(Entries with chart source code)
—————
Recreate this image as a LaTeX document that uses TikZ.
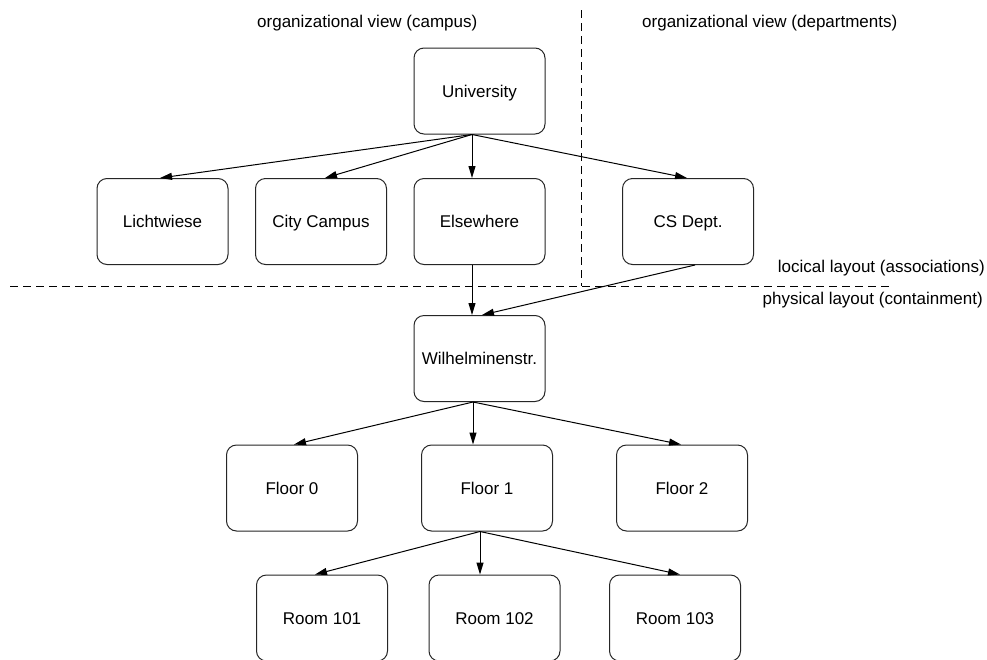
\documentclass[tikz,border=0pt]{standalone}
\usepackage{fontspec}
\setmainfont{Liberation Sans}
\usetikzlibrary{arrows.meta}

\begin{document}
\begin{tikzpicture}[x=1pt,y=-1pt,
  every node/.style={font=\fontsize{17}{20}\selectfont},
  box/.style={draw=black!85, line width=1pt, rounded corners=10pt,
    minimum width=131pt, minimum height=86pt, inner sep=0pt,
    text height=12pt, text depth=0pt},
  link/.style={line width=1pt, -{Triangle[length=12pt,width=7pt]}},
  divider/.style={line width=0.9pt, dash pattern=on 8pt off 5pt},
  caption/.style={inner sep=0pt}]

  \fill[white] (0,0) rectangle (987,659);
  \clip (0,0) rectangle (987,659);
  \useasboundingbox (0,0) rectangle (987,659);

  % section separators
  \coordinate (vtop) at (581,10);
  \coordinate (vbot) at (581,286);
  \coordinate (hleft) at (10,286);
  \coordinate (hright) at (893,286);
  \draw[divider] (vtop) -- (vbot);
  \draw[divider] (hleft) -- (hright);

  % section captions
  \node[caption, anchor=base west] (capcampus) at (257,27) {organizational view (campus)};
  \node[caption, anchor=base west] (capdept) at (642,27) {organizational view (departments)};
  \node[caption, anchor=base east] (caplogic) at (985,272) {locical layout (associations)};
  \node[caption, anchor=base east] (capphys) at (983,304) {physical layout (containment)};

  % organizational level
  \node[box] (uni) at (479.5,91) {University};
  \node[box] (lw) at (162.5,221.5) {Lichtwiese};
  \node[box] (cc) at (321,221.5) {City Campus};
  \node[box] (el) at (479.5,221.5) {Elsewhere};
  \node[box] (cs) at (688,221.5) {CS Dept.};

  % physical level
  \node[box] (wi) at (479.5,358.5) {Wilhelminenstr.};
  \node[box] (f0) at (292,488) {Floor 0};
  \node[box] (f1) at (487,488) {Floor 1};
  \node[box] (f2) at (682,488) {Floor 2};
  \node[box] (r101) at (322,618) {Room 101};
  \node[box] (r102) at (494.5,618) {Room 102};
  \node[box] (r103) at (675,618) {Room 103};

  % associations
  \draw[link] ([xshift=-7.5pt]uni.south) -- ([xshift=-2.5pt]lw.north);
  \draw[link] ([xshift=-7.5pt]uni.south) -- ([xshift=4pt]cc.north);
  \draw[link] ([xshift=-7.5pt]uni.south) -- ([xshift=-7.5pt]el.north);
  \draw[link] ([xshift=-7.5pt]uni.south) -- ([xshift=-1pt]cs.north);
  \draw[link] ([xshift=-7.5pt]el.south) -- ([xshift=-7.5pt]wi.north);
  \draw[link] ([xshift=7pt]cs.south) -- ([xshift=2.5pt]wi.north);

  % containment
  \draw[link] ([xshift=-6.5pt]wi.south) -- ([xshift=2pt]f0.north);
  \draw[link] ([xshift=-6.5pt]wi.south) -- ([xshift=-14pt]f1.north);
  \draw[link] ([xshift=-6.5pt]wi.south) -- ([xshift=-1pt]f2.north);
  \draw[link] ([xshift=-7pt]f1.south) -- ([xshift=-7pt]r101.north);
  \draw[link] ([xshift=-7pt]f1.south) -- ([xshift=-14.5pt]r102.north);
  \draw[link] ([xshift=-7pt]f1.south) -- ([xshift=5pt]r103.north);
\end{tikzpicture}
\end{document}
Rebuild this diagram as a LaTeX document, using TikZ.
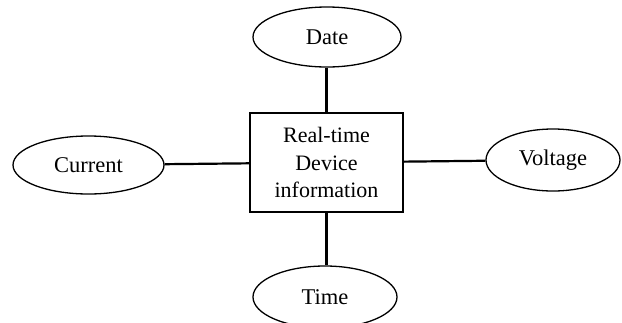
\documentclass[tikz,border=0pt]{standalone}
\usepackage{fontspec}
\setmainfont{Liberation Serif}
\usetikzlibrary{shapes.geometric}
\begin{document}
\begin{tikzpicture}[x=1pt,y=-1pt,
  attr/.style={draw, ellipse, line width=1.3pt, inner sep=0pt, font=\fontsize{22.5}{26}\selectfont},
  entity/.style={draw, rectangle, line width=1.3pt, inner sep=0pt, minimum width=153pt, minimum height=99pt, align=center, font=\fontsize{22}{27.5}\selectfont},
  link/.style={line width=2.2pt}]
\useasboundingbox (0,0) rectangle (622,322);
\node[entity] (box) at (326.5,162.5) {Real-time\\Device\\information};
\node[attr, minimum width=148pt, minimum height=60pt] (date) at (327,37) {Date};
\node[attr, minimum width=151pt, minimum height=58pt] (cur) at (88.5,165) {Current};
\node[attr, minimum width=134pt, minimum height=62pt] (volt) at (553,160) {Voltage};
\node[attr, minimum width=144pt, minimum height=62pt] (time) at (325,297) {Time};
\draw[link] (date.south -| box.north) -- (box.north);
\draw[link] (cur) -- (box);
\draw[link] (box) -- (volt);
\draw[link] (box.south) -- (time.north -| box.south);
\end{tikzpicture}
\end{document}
—————
OBJECTIVE - Reproduce every record above exactly, omitting the pictures.

COMPLETED EXERCISE -
Recreate this image as a LaTeX document that uses TikZ.
\documentclass[tikz,border=0pt]{standalone}
\usepackage{fontspec}
\setmainfont{Liberation Sans}
\usetikzlibrary{arrows.meta}

\begin{document}
\begin{tikzpicture}[x=1pt,y=-1pt,
  every node/.style={font=\fontsize{17}{20}\selectfont},
  box/.style={draw=black!85, line width=1pt, rounded corners=10pt,
    minimum width=131pt, minimum height=86pt, inner sep=0pt,
    text height=12pt, text depth=0pt},
  link/.style={line width=1pt, -{Triangle[length=12pt,width=7pt]}},
  divider/.style={line width=0.9pt, dash pattern=on 8pt off 5pt},
  caption/.style={inner sep=0pt}]

  \fill[white] (0,0) rectangle (987,659);
  \clip (0,0) rectangle (987,659);
  \useasboundingbox (0,0) rectangle (987,659);

  % section separators
  \coordinate (vtop) at (581,10);
  \coordinate (vbot) at (581,286);
  \coordinate (hleft) at (10,286);
  \coordinate (hright) at (893,286);
  \draw[divider] (vtop) -- (vbot);
  \draw[divider] (hleft) -- (hright);

  % section captions
  \node[caption, anchor=base west] (capcampus) at (257,27) {organizational view (campus)};
  \node[caption, anchor=base west] (capdept) at (642,27) {organizational view (departments)};
  \node[caption, anchor=base east] (caplogic) at (985,272) {locical layout (associations)};
  \node[caption, anchor=base east] (capphys) at (983,304) {physical layout (containment)};

  % organizational level
  \node[box] (uni) at (479.5,91) {University};
  \node[box] (lw) at (162.5,221.5) {Lichtwiese};
  \node[box] (cc) at (321,221.5) {City Campus};
  \node[box] (el) at (479.5,221.5) {Elsewhere};
  \node[box] (cs) at (688,221.5) {CS Dept.};

  % physical level
  \node[box] (wi) at (479.5,358.5) {Wilhelminenstr.};
  \node[box] (f0) at (292,488) {Floor 0};
  \node[box] (f1) at (487,488) {Floor 1};
  \node[box] (f2) at (682,488) {Floor 2};
  \node[box] (r101) at (322,618) {Room 101};
  \node[box] (r102) at (494.5,618) {Room 102};
  \node[box] (r103) at (675,618) {Room 103};

  % associations
  \draw[link] ([xshift=-7.5pt]uni.south) -- ([xshift=-2.5pt]lw.north);
  \draw[link] ([xshift=-7.5pt]uni.south) -- ([xshift=4pt]cc.north);
  \draw[link] ([xshift=-7.5pt]uni.south) -- ([xshift=-7.5pt]el.north);
  \draw[link] ([xshift=-7.5pt]uni.south) -- ([xshift=-1pt]cs.north);
  \draw[link] ([xshift=-7.5pt]el.south) -- ([xshift=-7.5pt]wi.north);
  \draw[link] ([xshift=7pt]cs.south) -- ([xshift=2.5pt]wi.north);

  % containment
  \draw[link] ([xshift=-6.5pt]wi.south) -- ([xshift=2pt]f0.north);
  \draw[link] ([xshift=-6.5pt]wi.south) -- ([xshift=-14pt]f1.north);
  \draw[link] ([xshift=-6.5pt]wi.south) -- ([xshift=-1pt]f2.north);
  \draw[link] ([xshift=-7pt]f1.south) -- ([xshift=-7pt]r101.north);
  \draw[link] ([xshift=-7pt]f1.south) -- ([xshift=-14.5pt]r102.north);
  \draw[link] ([xshift=-7pt]f1.south) -- ([xshift=5pt]r103.north);
\end{tikzpicture}
\end{document}
Rebuild this diagram as a LaTeX document, using TikZ.
\documentclass[tikz,border=0pt]{standalone}
\usepackage{fontspec}
\setmainfont{Liberation Serif}
\usetikzlibrary{shapes.geometric}
\begin{document}
\begin{tikzpicture}[x=1pt,y=-1pt,
  attr/.style={draw, ellipse, line width=1.3pt, inner sep=0pt, font=\fontsize{22.5}{26}\selectfont},
  entity/.style={draw, rectangle, line width=1.3pt, inner sep=0pt, minimum width=153pt, minimum height=99pt, align=center, font=\fontsize{22}{27.5}\selectfont},
  link/.style={line width=2.2pt}]
\useasboundingbox (0,0) rectangle (622,322);
\node[entity] (box) at (326.5,162.5) {Real-time\\Device\\information};
\node[attr, minimum width=148pt, minimum height=60pt] (date) at (327,37) {Date};
\node[attr, minimum width=151pt, minimum height=58pt] (cur) at (88.5,165) {Current};
\node[attr, minimum width=134pt, minimum height=62pt] (volt) at (553,160) {Voltage};
\node[attr, minimum width=144pt, minimum height=62pt] (time) at (325,297) {Time};
\draw[link] (date.south -| box.north) -- (box.north);
\draw[link] (cur) -- (box);
\draw[link] (box) -- (volt);
\draw[link] (box.south) -- (time.north -| box.south);
\end{tikzpicture}
\end{document}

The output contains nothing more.